▸ **Exercise**:
All the data should come back exactly as it was given.
┌─ Data segment
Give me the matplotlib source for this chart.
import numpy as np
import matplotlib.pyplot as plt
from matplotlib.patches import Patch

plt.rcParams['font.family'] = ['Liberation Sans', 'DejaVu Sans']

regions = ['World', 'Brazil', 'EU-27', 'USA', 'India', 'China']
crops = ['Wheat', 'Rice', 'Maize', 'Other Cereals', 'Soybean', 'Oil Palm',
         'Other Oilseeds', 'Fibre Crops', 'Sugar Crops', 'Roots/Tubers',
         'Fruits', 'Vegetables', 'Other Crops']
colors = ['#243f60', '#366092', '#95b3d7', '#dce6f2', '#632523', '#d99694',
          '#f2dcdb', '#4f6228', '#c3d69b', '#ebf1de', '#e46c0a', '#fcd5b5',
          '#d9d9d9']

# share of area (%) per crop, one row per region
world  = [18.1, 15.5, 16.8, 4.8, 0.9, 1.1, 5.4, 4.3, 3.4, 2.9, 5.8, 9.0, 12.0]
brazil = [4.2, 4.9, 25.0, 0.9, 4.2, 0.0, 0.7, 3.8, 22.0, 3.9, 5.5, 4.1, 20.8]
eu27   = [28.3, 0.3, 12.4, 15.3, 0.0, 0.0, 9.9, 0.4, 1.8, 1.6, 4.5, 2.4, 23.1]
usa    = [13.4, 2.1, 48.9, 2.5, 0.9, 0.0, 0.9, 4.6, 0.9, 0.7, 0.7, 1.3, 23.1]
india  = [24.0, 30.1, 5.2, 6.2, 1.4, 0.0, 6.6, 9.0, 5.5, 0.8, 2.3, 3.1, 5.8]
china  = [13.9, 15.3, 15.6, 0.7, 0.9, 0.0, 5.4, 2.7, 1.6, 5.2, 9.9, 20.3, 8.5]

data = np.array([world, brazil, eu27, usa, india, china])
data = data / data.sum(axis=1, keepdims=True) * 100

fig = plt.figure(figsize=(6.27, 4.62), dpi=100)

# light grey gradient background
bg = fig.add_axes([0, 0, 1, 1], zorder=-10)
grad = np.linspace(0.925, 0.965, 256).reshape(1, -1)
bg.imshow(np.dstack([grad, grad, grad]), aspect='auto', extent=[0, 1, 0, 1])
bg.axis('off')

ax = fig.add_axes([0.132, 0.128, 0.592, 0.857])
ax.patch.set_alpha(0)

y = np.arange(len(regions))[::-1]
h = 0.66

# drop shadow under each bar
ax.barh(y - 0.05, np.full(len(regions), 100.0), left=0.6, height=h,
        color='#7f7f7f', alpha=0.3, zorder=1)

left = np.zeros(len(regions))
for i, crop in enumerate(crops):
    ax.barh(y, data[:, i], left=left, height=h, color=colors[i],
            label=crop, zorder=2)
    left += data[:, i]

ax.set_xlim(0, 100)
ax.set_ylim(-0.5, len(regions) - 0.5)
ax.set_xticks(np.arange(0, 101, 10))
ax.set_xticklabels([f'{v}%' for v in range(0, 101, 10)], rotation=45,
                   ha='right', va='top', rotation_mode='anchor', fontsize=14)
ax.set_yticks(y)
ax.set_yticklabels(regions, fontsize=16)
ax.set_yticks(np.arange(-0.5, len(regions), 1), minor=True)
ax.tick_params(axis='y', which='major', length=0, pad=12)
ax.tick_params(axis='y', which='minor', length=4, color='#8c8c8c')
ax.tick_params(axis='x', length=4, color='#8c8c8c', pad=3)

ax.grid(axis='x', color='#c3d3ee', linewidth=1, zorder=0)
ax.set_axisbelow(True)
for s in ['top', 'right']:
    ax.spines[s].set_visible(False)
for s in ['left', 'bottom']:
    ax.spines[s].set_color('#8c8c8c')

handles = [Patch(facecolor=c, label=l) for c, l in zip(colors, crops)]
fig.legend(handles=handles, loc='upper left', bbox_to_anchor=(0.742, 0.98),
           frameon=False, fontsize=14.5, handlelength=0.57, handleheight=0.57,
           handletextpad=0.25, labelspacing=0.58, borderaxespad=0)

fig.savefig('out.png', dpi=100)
└─
▸ **Exercise response**:
Give me the matplotlib source for this chart.
import numpy as np
import matplotlib.pyplot as plt
from matplotlib.patches import Patch

plt.rcParams['font.family'] = ['Liberation Sans', 'DejaVu Sans']

regions = ['World', 'Brazil', 'EU-27', 'USA', 'India', 'China']
crops = ['Wheat', 'Rice', 'Maize', 'Other Cereals', 'Soybean', 'Oil Palm',
         'Other Oilseeds', 'Fibre Crops', 'Sugar Crops', 'Roots/Tubers',
         'Fruits', 'Vegetables', 'Other Crops']
colors = ['#243f60', '#366092', '#95b3d7', '#dce6f2', '#632523', '#d99694',
          '#f2dcdb', '#4f6228', '#c3d69b', '#ebf1de', '#e46c0a', '#fcd5b5',
          '#d9d9d9']

# share of area (%) per crop, one row per region
world  = [18.1, 15.5, 16.8, 4.8, 0.9, 1.1, 5.4, 4.3, 3.4, 2.9, 5.8, 9.0, 12.0]
brazil = [4.2, 4.9, 25.0, 0.9, 4.2, 0.0, 0.7, 3.8, 22.0, 3.9, 5.5, 4.1, 20.8]
eu27   = [28.3, 0.3, 12.4, 15.3, 0.0, 0.0, 9.9, 0.4, 1.8, 1.6, 4.5, 2.4, 23.1]
usa    = [13.4, 2.1, 48.9, 2.5, 0.9, 0.0, 0.9, 4.6, 0.9, 0.7, 0.7, 1.3, 23.1]
india  = [24.0, 30.1, 5.2, 6.2, 1.4, 0.0, 6.6, 9.0, 5.5, 0.8, 2.3, 3.1, 5.8]
china  = [13.9, 15.3, 15.6, 0.7, 0.9, 0.0, 5.4, 2.7, 1.6, 5.2, 9.9, 20.3, 8.5]

data = np.array([world, brazil, eu27, usa, india, china])
data = data / data.sum(axis=1, keepdims=True) * 100

fig = plt.figure(figsize=(6.27, 4.62), dpi=100)

# light grey gradient background
bg = fig.add_axes([0, 0, 1, 1], zorder=-10)
grad = np.linspace(0.925, 0.965, 256).reshape(1, -1)
bg.imshow(np.dstack([grad, grad, grad]), aspect='auto', extent=[0, 1, 0, 1])
bg.axis('off')

ax = fig.add_axes([0.132, 0.128, 0.592, 0.857])
ax.patch.set_alpha(0)

y = np.arange(len(regions))[::-1]
h = 0.66

# drop shadow under each bar
ax.barh(y - 0.05, np.full(len(regions), 100.0), left=0.6, height=h,
        color='#7f7f7f', alpha=0.3, zorder=1)

left = np.zeros(len(regions))
for i, crop in enumerate(crops):
    ax.barh(y, data[:, i], left=left, height=h, color=colors[i],
            label=crop, zorder=2)
    left += data[:, i]

ax.set_xlim(0, 100)
ax.set_ylim(-0.5, len(regions) - 0.5)
ax.set_xticks(np.arange(0, 101, 10))
ax.set_xticklabels([f'{v}%' for v in range(0, 101, 10)], rotation=45,
                   ha='right', va='top', rotation_mode='anchor', fontsize=14)
ax.set_yticks(y)
ax.set_yticklabels(regions, fontsize=16)
ax.set_yticks(np.arange(-0.5, len(regions), 1), minor=True)
ax.tick_params(axis='y', which='major', length=0, pad=12)
ax.tick_params(axis='y', which='minor', length=4, color='#8c8c8c')
ax.tick_params(axis='x', length=4, color='#8c8c8c', pad=3)

ax.grid(axis='x', color='#c3d3ee', linewidth=1, zorder=0)
ax.set_axisbelow(True)
for s in ['top', 'right']:
    ax.spines[s].set_visible(False)
for s in ['left', 'bottom']:
    ax.spines[s].set_color('#8c8c8c')

handles = [Patch(facecolor=c, label=l) for c, l in zip(colors, crops)]
fig.legend(handles=handles, loc='upper left', bbox_to_anchor=(0.742, 0.98),
           frameon=False, fontsize=14.5, handlelength=0.57, handleheight=0.57,
           handletextpad=0.25, labelspacing=0.58, borderaxespad=0)

fig.savefig('out.png', dpi=100)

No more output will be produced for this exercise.